══ Dataset extract

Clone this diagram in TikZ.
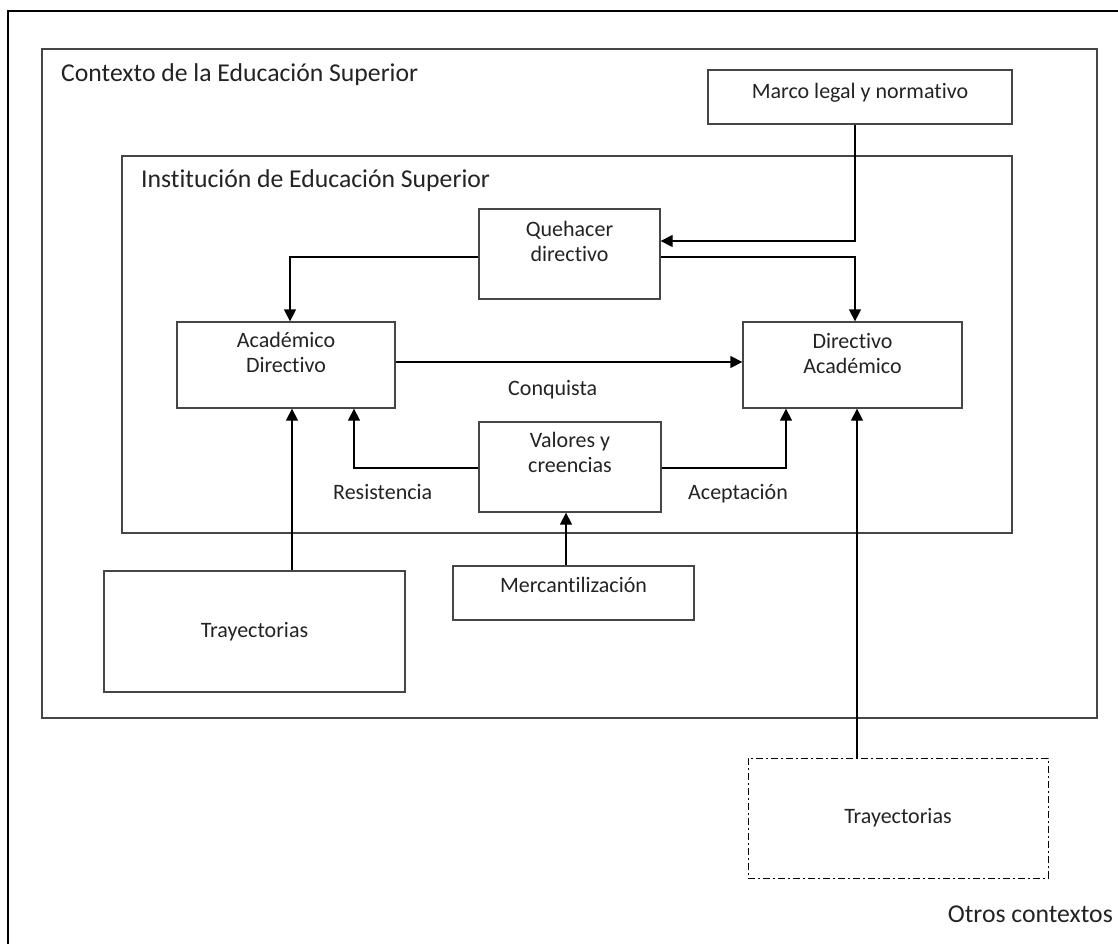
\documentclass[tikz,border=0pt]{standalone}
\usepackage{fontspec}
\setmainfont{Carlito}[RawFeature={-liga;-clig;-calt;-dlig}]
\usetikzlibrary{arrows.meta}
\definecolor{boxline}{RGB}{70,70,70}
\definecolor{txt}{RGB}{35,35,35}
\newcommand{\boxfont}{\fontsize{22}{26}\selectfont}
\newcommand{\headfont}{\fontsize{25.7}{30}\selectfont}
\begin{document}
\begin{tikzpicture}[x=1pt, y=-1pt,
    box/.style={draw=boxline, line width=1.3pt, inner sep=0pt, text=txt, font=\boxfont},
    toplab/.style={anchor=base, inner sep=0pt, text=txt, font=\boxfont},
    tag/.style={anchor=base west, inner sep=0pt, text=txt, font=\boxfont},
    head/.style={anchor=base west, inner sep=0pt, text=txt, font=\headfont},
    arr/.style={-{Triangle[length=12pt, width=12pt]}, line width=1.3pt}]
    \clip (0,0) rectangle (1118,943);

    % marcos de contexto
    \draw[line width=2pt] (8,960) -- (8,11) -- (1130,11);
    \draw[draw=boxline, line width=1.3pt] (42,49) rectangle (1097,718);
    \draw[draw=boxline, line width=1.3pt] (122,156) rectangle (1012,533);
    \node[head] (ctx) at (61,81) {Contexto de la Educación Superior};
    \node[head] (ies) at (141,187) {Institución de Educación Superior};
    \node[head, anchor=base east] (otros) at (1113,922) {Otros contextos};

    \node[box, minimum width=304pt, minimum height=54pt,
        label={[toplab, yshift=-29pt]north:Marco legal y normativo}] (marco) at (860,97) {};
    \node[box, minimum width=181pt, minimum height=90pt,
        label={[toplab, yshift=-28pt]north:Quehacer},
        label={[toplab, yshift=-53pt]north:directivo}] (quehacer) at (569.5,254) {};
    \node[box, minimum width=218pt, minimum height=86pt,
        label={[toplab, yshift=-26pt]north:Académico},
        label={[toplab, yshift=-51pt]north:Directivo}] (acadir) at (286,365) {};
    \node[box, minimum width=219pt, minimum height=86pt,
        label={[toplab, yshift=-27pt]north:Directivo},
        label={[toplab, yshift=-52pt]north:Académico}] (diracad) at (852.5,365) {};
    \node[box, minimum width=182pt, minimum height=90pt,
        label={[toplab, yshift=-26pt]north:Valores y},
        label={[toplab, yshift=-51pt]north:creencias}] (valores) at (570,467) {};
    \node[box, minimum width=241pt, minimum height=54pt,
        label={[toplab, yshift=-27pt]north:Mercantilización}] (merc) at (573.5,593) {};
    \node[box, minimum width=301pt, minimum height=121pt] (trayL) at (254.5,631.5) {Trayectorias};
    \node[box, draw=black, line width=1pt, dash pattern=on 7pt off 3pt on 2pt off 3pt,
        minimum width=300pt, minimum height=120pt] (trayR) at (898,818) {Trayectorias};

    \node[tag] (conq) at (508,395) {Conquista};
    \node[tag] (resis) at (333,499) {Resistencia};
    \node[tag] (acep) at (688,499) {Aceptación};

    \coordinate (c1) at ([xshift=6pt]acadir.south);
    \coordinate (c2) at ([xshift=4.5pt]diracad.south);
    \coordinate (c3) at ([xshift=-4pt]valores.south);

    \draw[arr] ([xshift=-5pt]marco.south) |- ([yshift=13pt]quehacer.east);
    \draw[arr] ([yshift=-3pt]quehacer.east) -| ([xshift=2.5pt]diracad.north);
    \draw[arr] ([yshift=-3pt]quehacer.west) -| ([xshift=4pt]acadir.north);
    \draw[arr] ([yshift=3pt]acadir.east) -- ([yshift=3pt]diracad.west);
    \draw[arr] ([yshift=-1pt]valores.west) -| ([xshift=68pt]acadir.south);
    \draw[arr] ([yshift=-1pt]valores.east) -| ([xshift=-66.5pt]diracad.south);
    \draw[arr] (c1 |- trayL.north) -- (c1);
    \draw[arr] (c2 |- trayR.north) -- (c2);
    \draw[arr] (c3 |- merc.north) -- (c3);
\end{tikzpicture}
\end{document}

════

Using the data above, print every line exactly, omitting pictures.

Reply:
Clone this diagram in TikZ.
\documentclass[tikz,border=0pt]{standalone}
\usepackage{fontspec}
\setmainfont{Carlito}[RawFeature={-liga;-clig;-calt;-dlig}]
\usetikzlibrary{arrows.meta}
\definecolor{boxline}{RGB}{70,70,70}
\definecolor{txt}{RGB}{35,35,35}
\newcommand{\boxfont}{\fontsize{22}{26}\selectfont}
\newcommand{\headfont}{\fontsize{25.7}{30}\selectfont}
\begin{document}
\begin{tikzpicture}[x=1pt, y=-1pt,
    box/.style={draw=boxline, line width=1.3pt, inner sep=0pt, text=txt, font=\boxfont},
    toplab/.style={anchor=base, inner sep=0pt, text=txt, font=\boxfont},
    tag/.style={anchor=base west, inner sep=0pt, text=txt, font=\boxfont},
    head/.style={anchor=base west, inner sep=0pt, text=txt, font=\headfont},
    arr/.style={-{Triangle[length=12pt, width=12pt]}, line width=1.3pt}]
    \clip (0,0) rectangle (1118,943);

    % marcos de contexto
    \draw[line width=2pt] (8,960) -- (8,11) -- (1130,11);
    \draw[draw=boxline, line width=1.3pt] (42,49) rectangle (1097,718);
    \draw[draw=boxline, line width=1.3pt] (122,156) rectangle (1012,533);
    \node[head] (ctx) at (61,81) {Contexto de la Educación Superior};
    \node[head] (ies) at (141,187) {Institución de Educación Superior};
    \node[head, anchor=base east] (otros) at (1113,922) {Otros contextos};

    \node[box, minimum width=304pt, minimum height=54pt,
        label={[toplab, yshift=-29pt]north:Marco legal y normativo}] (marco) at (860,97) {};
    \node[box, minimum width=181pt, minimum height=90pt,
        label={[toplab, yshift=-28pt]north:Quehacer},
        label={[toplab, yshift=-53pt]north:directivo}] (quehacer) at (569.5,254) {};
    \node[box, minimum width=218pt, minimum height=86pt,
        label={[toplab, yshift=-26pt]north:Académico},
        label={[toplab, yshift=-51pt]north:Directivo}] (acadir) at (286,365) {};
    \node[box, minimum width=219pt, minimum height=86pt,
        label={[toplab, yshift=-27pt]north:Directivo},
        label={[toplab, yshift=-52pt]north:Académico}] (diracad) at (852.5,365) {};
    \node[box, minimum width=182pt, minimum height=90pt,
        label={[toplab, yshift=-26pt]north:Valores y},
        label={[toplab, yshift=-51pt]north:creencias}] (valores) at (570,467) {};
    \node[box, minimum width=241pt, minimum height=54pt,
        label={[toplab, yshift=-27pt]north:Mercantilización}] (merc) at (573.5,593) {};
    \node[box, minimum width=301pt, minimum height=121pt] (trayL) at (254.5,631.5) {Trayectorias};
    \node[box, draw=black, line width=1pt, dash pattern=on 7pt off 3pt on 2pt off 3pt,
        minimum width=300pt, minimum height=120pt] (trayR) at (898,818) {Trayectorias};

    \node[tag] (conq) at (508,395) {Conquista};
    \node[tag] (resis) at (333,499) {Resistencia};
    \node[tag] (acep) at (688,499) {Aceptación};

    \coordinate (c1) at ([xshift=6pt]acadir.south);
    \coordinate (c2) at ([xshift=4.5pt]diracad.south);
    \coordinate (c3) at ([xshift=-4pt]valores.south);

    \draw[arr] ([xshift=-5pt]marco.south) |- ([yshift=13pt]quehacer.east);
    \draw[arr] ([yshift=-3pt]quehacer.east) -| ([xshift=2.5pt]diracad.north);
    \draw[arr] ([yshift=-3pt]quehacer.west) -| ([xshift=4pt]acadir.north);
    \draw[arr] ([yshift=3pt]acadir.east) -- ([yshift=3pt]diracad.west);
    \draw[arr] ([yshift=-1pt]valores.west) -| ([xshift=68pt]acadir.south);
    \draw[arr] ([yshift=-1pt]valores.east) -| ([xshift=-66.5pt]diracad.south);
    \draw[arr] (c1 |- trayL.north) -- (c1);
    \draw[arr] (c2 |- trayR.north) -- (c2);
    \draw[arr] (c3 |- merc.north) -- (c3);
\end{tikzpicture}
\end{document}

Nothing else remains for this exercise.